You know the drill. You’re at the checkout, when suddenly you’re asked to give maybe a dollar or more for a cause.
A tweet, shared thousands of times, claims when a retailer asks for a dollar donation they already made the donation to the charity and are just looking to get reimbursed. People got fired up over the idea, and while there’s no retailer named to verify specifics generally, could such a claim be true?
We checked in with sources including the Better Business Bureau, Engage for Good, and Charity Watch for answers. First, insight from the BBB’s Wise Giving Alliance. The group characterized retailers asking for dollar donations as ‘checkout charity giving.’ According to an article on Engage for Good, such checkout donations are a form of ’cause-related marketing….’
When it comes to regulations, the BBB says the charity has to be registered with the state, in Georgia, the Secretary of State’s office.
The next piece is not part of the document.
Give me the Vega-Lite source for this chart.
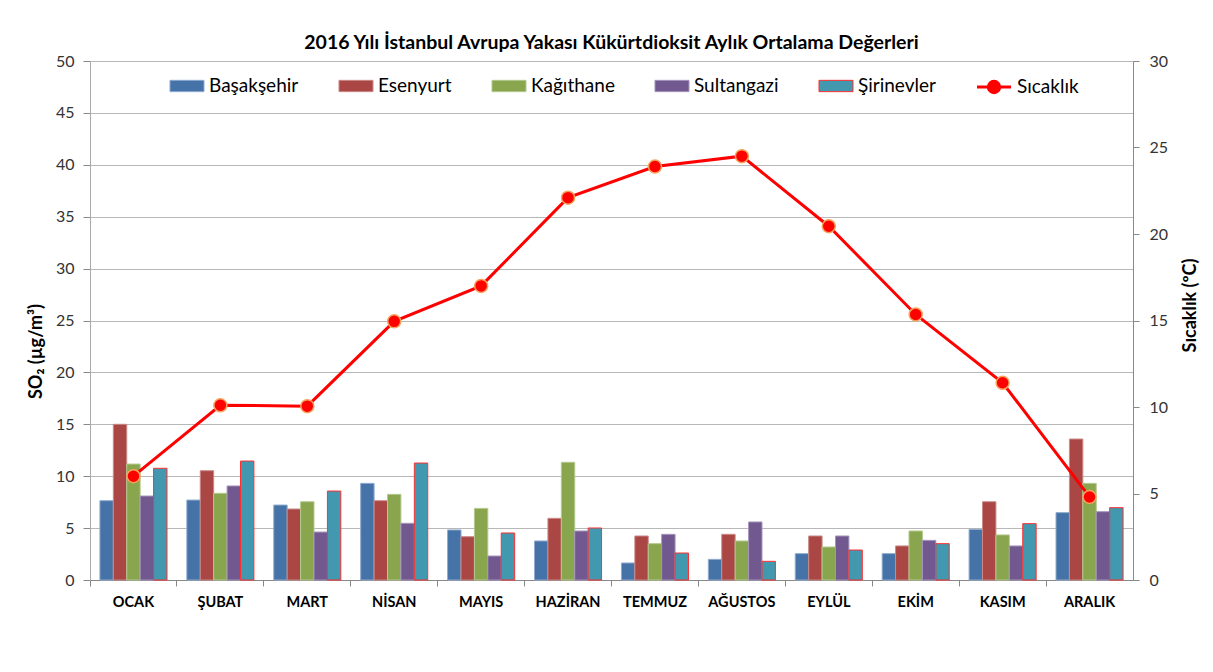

Solicitations from charities should also be accurate and not misleading. When we asked if checkout charities operated like the tweet claimed, Bennett Weiner with Wise Giving Alliance told us ” bottom line… they don’t all operate in the same way.” He said it depends on the written agreement between the retailer and the charity.
“But since such a scenario would border on misrepresentation, (Weiner) can’t imagine that most retailers would want to take that risk.” We also checked with the president of Charity Watch, who said he’s not heard of retailers soliciting charity donations for reimbursement.
So, with these sources, the tweet’s claim can not be verified. But if you’ve got doubts about giving, the BBB says to see if a specific charity is named, that’s more transparent, while Charity Watch believes it’s better to give directly rather than through a third-party.